Supplied material:
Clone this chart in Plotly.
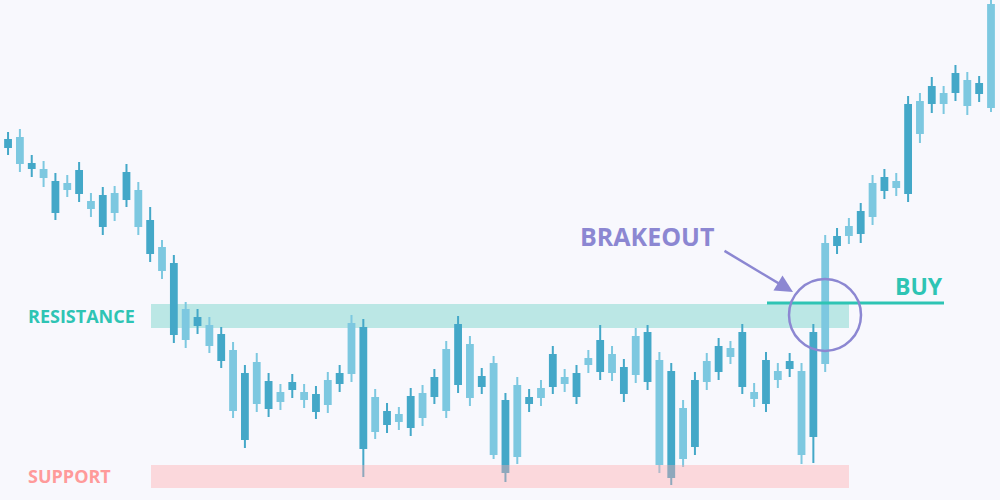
import plotly.graph_objects as go

# Candle data (price units)
opens = [360, 337, 336, 323, 318, 311, 329, 292, 304, 288, 327, 274, 279, 230, 236, 161, 182, 155, 165, 90,
         126, 97, 118, 99, 117, 101, 105, 96, 126, 127, 172, 69, 88, 79, 103, 83, 122, 90, 175, 103,
         123, 46, 99, 44, 102, 103, 145, 117, 126, 136, 159, 128, 132, 126, 167, 36, 128, 42, 119, 119,
         153, 144, 167, 102, 139, 121, 138, 46, 167, 137, 263, 265, 288, 284, 322, 313, 395, 367, 413, 397,
         426, 395, 416, 393]
highs = [368, 371, 345, 339, 327, 325, 338, 307, 313, 314, 336, 318, 293, 260, 245, 198, 191, 183, 173, 158,
         135, 147, 127, 116, 126, 116, 114, 128, 135, 185, 181, 111, 97, 93, 112, 115, 131, 159, 184, 164,
         132, 144, 107, 123, 111, 120, 154, 131, 135, 150, 175, 154, 141, 172, 175, 148, 137, 100, 128, 147,
         162, 159, 176, 117, 148, 137, 147, 137, 176, 265, 272, 282, 297, 325, 331, 327, 404, 407, 423, 414,
         435, 428, 424, 503]
lows = [345, 328, 323, 313, 280, 303, 298, 283, 265, 279, 293, 265, 238, 221, 157, 152, 166, 147, 132, 82,
        52, 88, 83, 90, 102, 92, 81, 87, 108, 118, 23, 61, 67, 70, 64, 74, 96, 82, 107, 94,
        106, 41, 18, 36, 88, 94, 106, 108, 96, 127, 120, 119, 98, 117, 110, 27, 15, 33, 45, 110,
        120, 136, 106, 93, 88, 112, 123, 36, 37, 128, 246, 256, 257, 275, 301, 304, 298, 357, 387, 386,
        399, 385, 398, 388]
closes = [353, 362, 332, 330, 288, 316, 307, 298, 274, 306, 301, 309, 247, 252, 166, 190, 175, 174, 140, 149,
          61, 137, 92, 107, 111, 107, 89, 119, 117, 176, 52, 102, 76, 85, 73, 106, 104, 150, 116, 155,
          114, 136, 28, 114, 97, 111, 114, 122, 104, 141, 129, 145, 107, 163, 119, 139, 23, 91, 54, 138,
          129, 151, 114, 107, 97, 128, 132, 128, 64, 256, 255, 273, 267, 316, 310, 318, 307, 398, 397, 406,
          408, 419, 407, 495]

resistance_zone = [172, 196]
support_zone = [12, 35]
buy_level = 197

DARK = "#44a8c8"
LIGHT = "#7dc8e0"
TEAL = "#2ec4b4"
PURPLE = "#8c87d2"
PINK = "#ff9a9a"
BG = "#f8f8fd"

x = list(range(len(opens)))

fig = go.Figure()
fig.add_trace(go.Candlestick(
    x=x, open=opens, high=highs, low=lows, close=closes,
    increasing=dict(line=dict(color=LIGHT, width=2), fillcolor=LIGHT),
    decreasing=dict(line=dict(color=DARK, width=2), fillcolor=DARK),
    whiskerwidth=0, showlegend=False, hoverinfo="skip",
))

# Resistance band (below candles)
fig.add_shape(type="rect", xref="paper", yref="y", x0=0.151, x1=0.849,
              y0=resistance_zone[0], y1=resistance_zone[1],
              fillcolor="#bbe7e5", line=dict(width=0), layer="below")
# Support band (above candles, translucent)
fig.add_shape(type="rect", xref="paper", yref="y", x0=0.151, x1=0.849,
              y0=support_zone[0], y1=support_zone[1],
              fillcolor="#ffa8aa", opacity=0.4, line=dict(width=0), layer="above")
# Buy line
fig.add_shape(type="line", xref="paper", yref="y", x0=0.767, x1=0.944,
              y0=buy_level, y1=buy_level, line=dict(color=TEAL, width=3))
# Circle
fig.add_shape(type="circle", xref="paper", yref="paper",
              x0=0.789, x1=0.861, y0=1 - 351 / 500, y1=1 - 279 / 500,
              line=dict(color=PURPLE, width=2.5))

font_family = "Open Sans"
fig.add_annotation(xref="paper", yref="paper", x=0.026, y=1 - 316 / 500, xanchor="left", yanchor="middle",
                   text="<b>RESISTANCE</b>", showarrow=False,
                   font=dict(family=font_family, size=18, color=TEAL))
fig.add_annotation(xref="paper", yref="paper", x=0.026, y=1 - 476 / 500, xanchor="left", yanchor="middle",
                   text="<b>SUPPORT</b>", showarrow=False,
                   font=dict(family=font_family, size=18, color=PINK))
fig.add_annotation(xref="paper", yref="paper", x=0.578, y=1 - 236 / 500, xanchor="left", yanchor="middle",
                   text="<b>BRAKEOUT</b>", showarrow=False,
                   font=dict(family=font_family, size=25, color=PURPLE))
fig.add_annotation(xref="paper", yref="paper", x=0.893, y=1 - 286 / 500, xanchor="left", yanchor="middle",
                   text="<b>BUY</b>", showarrow=False,
                   font=dict(family=font_family, size=23, color=TEAL))
# Arrow
fig.add_annotation(xref="paper", yref="paper", x=0.793, y=1 - 292 / 500,
                   ax=-70, ay=-42, text="", showarrow=True,
                   arrowhead=2, arrowsize=1.4, arrowwidth=2.5, arrowcolor=PURPLE)

fig.update_layout(
    width=1000, height=500,
    margin=dict(l=0, r=0, t=0, b=0),
    paper_bgcolor=BG, plot_bgcolor=BG,
    xaxis=dict(range=[-0.68, 83.76], visible=False, rangeslider=dict(visible=False),
               showgrid=False, zeroline=False, fixedrange=True),
    yaxis=dict(range=[0, 500], visible=False, showgrid=False, zeroline=False, fixedrange=True),
    showlegend=False,
)

fig.write_html("out.html", config={"displayModeBar": False},
               post_script="document.body.style.margin='0';document.body.style.background='" + BG + "';")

Problem to solve: Leave out the pictures and repeat the lines from the start of the material through the line with "import plotly.graph_objects as go", inclusive.

Completed exercise:
Clone this chart in Plotly.
import plotly.graph_objects as go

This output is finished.